Maybe sometime in Chapman’s five-year deal they will be, and maybe then it will be time for a columnist to eat his words (been there, done that; they taste like chicken, with the very faint aftertaste of crow).

Right now, Chapman teams with Dellin Betances in the back end of the Yankees’ bullpen, and that will make many nights easier for manager Joe Girardi. It’s not as good as the first part of last year, when Miller was still around (after April, though, when Chapman returned from his 30-game suspension for domestic violence), but it’s enviable.

And look, the simple fact that the Yankees acquired a very good package of players from the Cubs in July and now bring Chapman back as a free agent in one sense makes the Yankees look exceedingly intelligent. It’s what big money can do for a club, and the Yanks made good use of that avenue. In one sense, no harm, no foul.

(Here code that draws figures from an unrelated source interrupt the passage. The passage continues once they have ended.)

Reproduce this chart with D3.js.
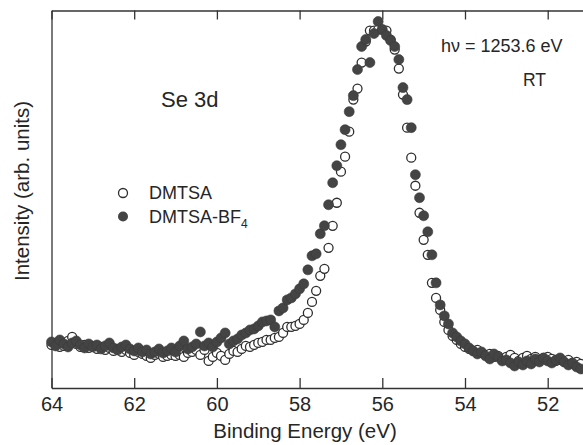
<!DOCTYPE html>
<html>
<head>
<meta charset="utf-8">
<script src="https://cdn.jsdelivr.net/npm/d3@7"></script>
<style>
body { margin: 0; background: #fff; }
text { font-family: "Liberation Sans", Arial, sans-serif; fill: #262626; }
.axis path, .axis line { stroke: #333; stroke-width: 1.3; }
</style>
</head>
<body>
<div class="container"></div>
<script>
// binding energy grid (eV), shared by both spectra
var energy = [
	64.0, 63.9, 63.8, 63.7, 63.6, 63.5, 63.4, 63.3, 63.2, 63.1,
	63.0, 62.9, 62.8, 62.7, 62.6, 62.5, 62.4, 62.3, 62.2, 62.1,
	62.0, 61.9, 61.8, 61.7, 61.6, 61.5, 61.4, 61.3, 61.2, 61.1,
	61.0, 60.9, 60.8, 60.7, 60.6, 60.5, 60.4, 60.3, 60.2, 60.1,
	60.0, 59.9, 59.8, 59.7, 59.6, 59.5, 59.4, 59.3, 59.2, 59.1,
	59.0, 58.9, 58.8, 58.7, 58.6, 58.5, 58.4, 58.3, 58.2, 58.1,
	58.0, 57.9, 57.8, 57.7, 57.6, 57.5, 57.4, 57.3, 57.2, 57.1,
	57.0, 56.9, 56.8, 56.7, 56.6, 56.5, 56.4, 56.3, 56.2, 56.1,
	56.0, 55.9, 55.8, 55.7, 55.6, 55.5, 55.4, 55.3, 55.2, 55.1,
	55.0, 54.9, 54.8, 54.7, 54.6, 54.5, 54.4, 54.3, 54.2, 54.1,
	54.0, 53.9, 53.8, 53.7, 53.6, 53.5, 53.4, 53.3, 53.2, 53.1,
	53.0, 52.9, 52.8, 52.7, 52.6, 52.5, 52.4, 52.3, 52.2, 52.1,
	52.0, 51.9, 51.8, 51.7, 51.6, 51.5, 51.4, 51.3, 51.2
];

// Se 3d intensity, arb. units (open circles)
var dmtsa = [
	430, 450, 410, 420, 470, 510, 440, 410, 430, 400,
	420, 390, 410, 380, 400, 370, 390, 360, 380, 350,
	330, 360, 340, 320, 300, 330, 340, 310, 320, 330,
	320, 330, 310, 350, 360, 380, 330, 380, 270, 310,
	350, 320, 280, 340, 370, 360, 390, 420, 410, 430,
	450, 460, 480, 480, 500, 510, 550, 610, 610, 620,
	640, 680, 750, 860, 970, 1120, 1190, 1400, 1620, 1850,
	2160, 2310, 2560, 2880, 2990, 3250, 3460, 3570, 3570, 3580,
	3580, 3570, 3480, 3380, 3190, 2930, 2600, 2300, 2020, 1750,
	1480, 1330, 1050, 900, 780, 660, 580, 520, 480, 440,
	410, 390, 370, 380, 350, 330, 340, 310, 320, 290,
	310, 330, 300, 270, 300, 320, 290, 310, 280, 300,
	310, 290, 270, 280, 260, 280, 250, 260, 240
];

// Se 3d intensity, arb. units (filled circles)
var dmtsaBF4 = [
	460, 420, 480, 440, 410, 450, 470, 430, 400, 440,
	410, 430, 390, 420, 450, 400, 380, 410, 430, 390,
	370, 400, 360, 380, 340, 360, 390, 350, 370, 400,
	360, 420, 470, 390, 410, 440, 560, 420, 450, 410,
	460, 500, 550, 440, 470, 490, 530, 550, 580, 590,
	620, 660, 670, 680, 610, 770, 800, 880, 900, 940,
	990, 1040, 1180, 1320, 1340, 1540, 1620, 1830, 2050, 2220,
	2430, 2580, 2760, 2920, 3180, 3410, 3480, 3250, 3540, 3660,
	3580, 3520, 3470, 3410, 3280, 3000, 2880, 2600, 2130, 1900,
	1720, 1560, 1330, 1050, 830, 720, 640, 550, 510, 470,
	440, 400, 370, 340, 360, 320, 290, 340, 310, 270,
	280, 250, 220, 260, 230, 270, 240, 290, 260, 300,
	270, 250, 280, 300, 260, 230, 250, 210, 190
];

var xTicks = [64, 62, 60, 58, 56, 54, 52];
var xDomain = [64, 51];
var yDomain = [0, 3770];

const WIDTH = 583;
const HEIGHT = 445;
const LEFT = 51.5;
const TOP = 10.5;
const BOTTOM = 388;
const PX_PER_EV = 41.35;

var svg = d3.select('.container').append('svg')
	.attr('width', WIDTH)
	.attr('height', HEIGHT);

var xScale = d3.scaleLinear()
	.domain(xDomain)
	.range([LEFT, LEFT + (xDomain[0] - xDomain[1]) * PX_PER_EV]);

var yScale = d3.scaleLinear()
	.domain(yDomain)
	.range([BOTTOM, TOP]);

var toPoints = function(values){
	return values.map(function(v, i){ return {e: energy[i], v: v}; });
};

// frame: bottom axis with labels, top axis with inward ticks, bare left line
svg.append('g')
	.attr('class', 'axis')
	.attr('transform', 'translate(0,' + BOTTOM + ')')
	.call(d3.axisBottom(xScale).tickValues(xTicks)
		.tickSizeInner(-10).tickSizeOuter(0).tickPadding(9))
	.call(function(g){
		g.selectAll('text').style('font-size', '20px')
			.style('font-family', '"Liberation Sans", Arial, sans-serif')
			.attr('fill', '#262626');
	});

svg.append('g')
	.attr('class', 'axis')
	.attr('transform', 'translate(0,' + TOP + ')')
	.call(d3.axisTop(xScale).tickValues(xTicks)
		.tickSizeInner(-9).tickSizeOuter(0).tickFormat(''));

svg.append('g')
	.attr('class', 'axis')
	.attr('transform', 'translate(' + LEFT + ',0)')
	.call(d3.axisLeft(yScale).tickValues([]).tickSizeOuter(0));

// markers: open first, filled drawn on top
svg.append('g').selectAll('circle')
	.data(toPoints(dmtsa))
	.enter().append('circle')
	.attr('cx', function(d){ return xScale(d.e); })
	.attr('cy', function(d){ return yScale(d.v); })
	.attr('r', 4.5)
	.attr('fill', '#fff')
	.attr('stroke', '#2e2e2e')
	.attr('stroke-width', 1.3);

svg.append('g').selectAll('circle')
	.data(toPoints(dmtsaBF4))
	.enter().append('circle')
	.attr('cx', function(d){ return xScale(d.e); })
	.attr('cy', function(d){ return yScale(d.v); })
	.attr('r', 5)
	.attr('fill', '#444')
	.attr('stroke', '#3a3a3a')
	.attr('stroke-width', 0.6);

// axis titles
svg.append('text')
	.attr('x', 305)
	.attr('y', 438)
	.attr('text-anchor', 'middle')
	.style('font-size', '20.5px')
	.text('Binding Energy (eV)');

svg.append('text')
	.attr('transform', 'translate(29,191) rotate(-90)')
	.attr('text-anchor', 'middle')
	.style('font-size', '20.5px')
	.text('Intensity (arb. units)');

// annotations
svg.append('text')
	.attr('x', 161)
	.attr('y', 107)
	.style('font-size', '22px')
	.text('Se 3d');

svg.append('text')
	.attr('x', 441)
	.attr('y', 52)
	.style('font-size', '18px')
	.text('h\u03bd = 1253.6 eV');

svg.append('text')
	.attr('x', 523)
	.attr('y', 86)
	.style('font-size', '17.5px')
	.text('RT');

// legend
var legend = svg.append('g');
legend.append('circle')
	.attr('cx', 123).attr('cy', 193).attr('r', 4.5)
	.attr('fill', '#fff').attr('stroke', '#2e2e2e').attr('stroke-width', 1.3);
legend.append('circle')
	.attr('cx', 123).attr('cy', 216.5).attr('r', 5)
	.attr('fill', '#444');
legend.append('text')
	.attr('x', 149).attr('y', 199)
	.style('font-size', '18px')
	.text('DMTSA');
var bfLabel = legend.append('text')
	.attr('x', 149).attr('y', 222.5)
	.style('font-size', '18px');
bfLabel.append('tspan').text('DMTSA-BF');
bfLabel.append('tspan')
	.attr('dy', 5)
	.style('font-size', '12px')
	.text('4');
</script>
</body>
</html>
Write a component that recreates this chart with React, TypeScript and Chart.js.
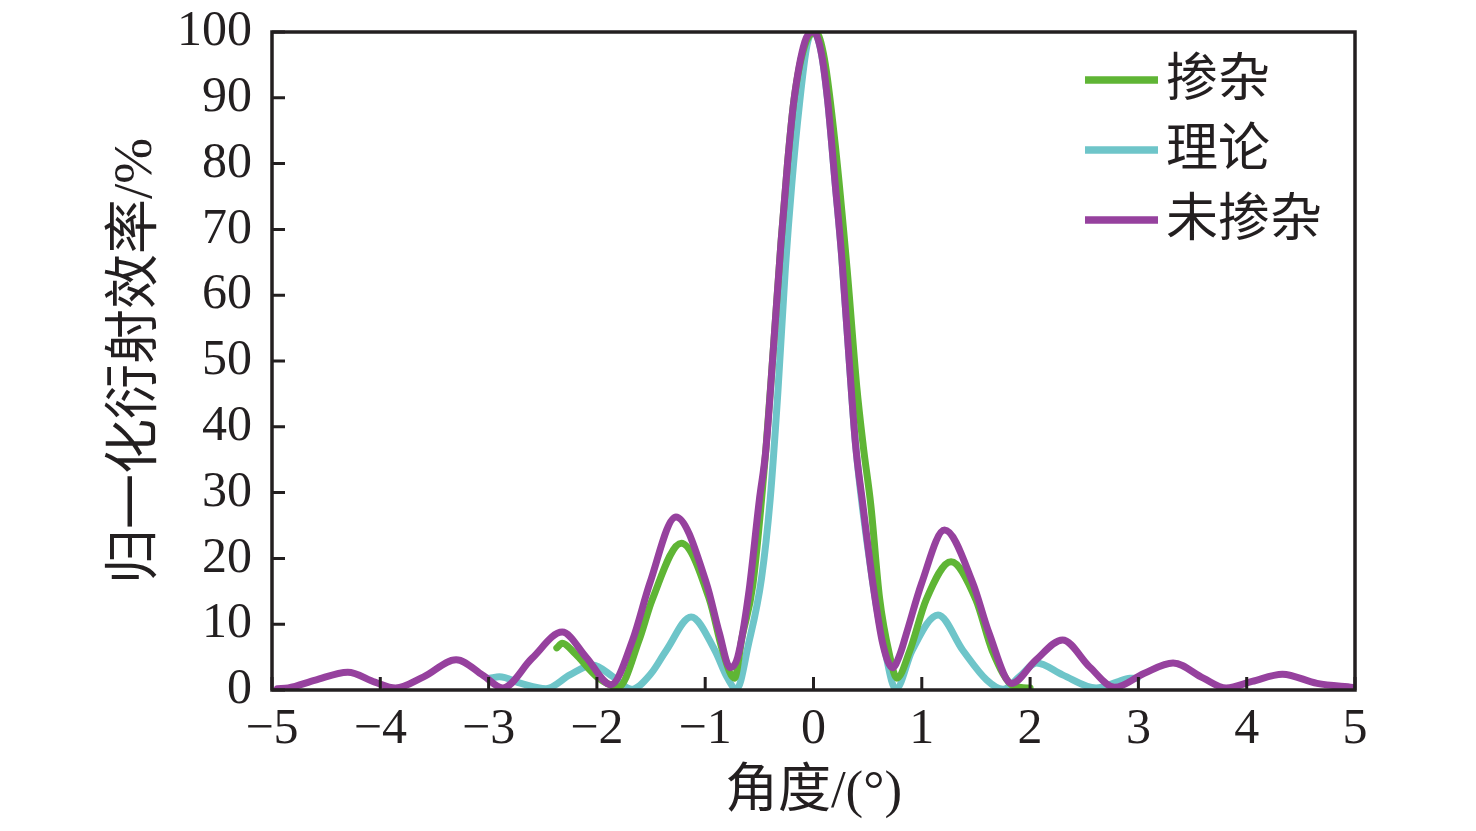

Combined, Chapman went 4-1 with a 1.55 ERA and 36 saves for the Yankees and Cubs in 2016, including a 2.01 ERA and 20 saves for the Yankees in the season’s first half.

“The attraction of him is that we know he can pitch in New York, and he doesn’t have a draft pick attached,” Cashman told New York reporters this week, per ESPN.com. “Then it just comes down to money and terms.”

The Yankees can do money. Always have. Kenley Jansen, the other hot free-agent closer on the market, does have a draft pick attached because the Los Angeles Dodgers made him a qualifying offer. And the fact Chapman has proved he can pitch in New York, that’s not a small thing. Not everybody can. Cashman’s scouting report is dead on.

But none of that is the point here. The point is…a closer? Really? Now?

It’s what the Yankees prioritized, shaky starting rotation be damned.

Maybe they’ll get the last laugh. Maybe Masahiro Tanaka’s elbow holds together, maybe Michael Pineda and Luis Severino suddenly grow up and maybe CC Sabathia channels his younger self. Maybe. It’s a lot to ask.

Holy Mariano Rivera, what a move, even if we could see it coming practically since the day Chapman packed to join the Cubs.

But from here, it’s sure not a move that closes the chasm between the Yankees and Red Sox, with the Orioles and Blue Jays still fluttering in between. Chirp, chirp.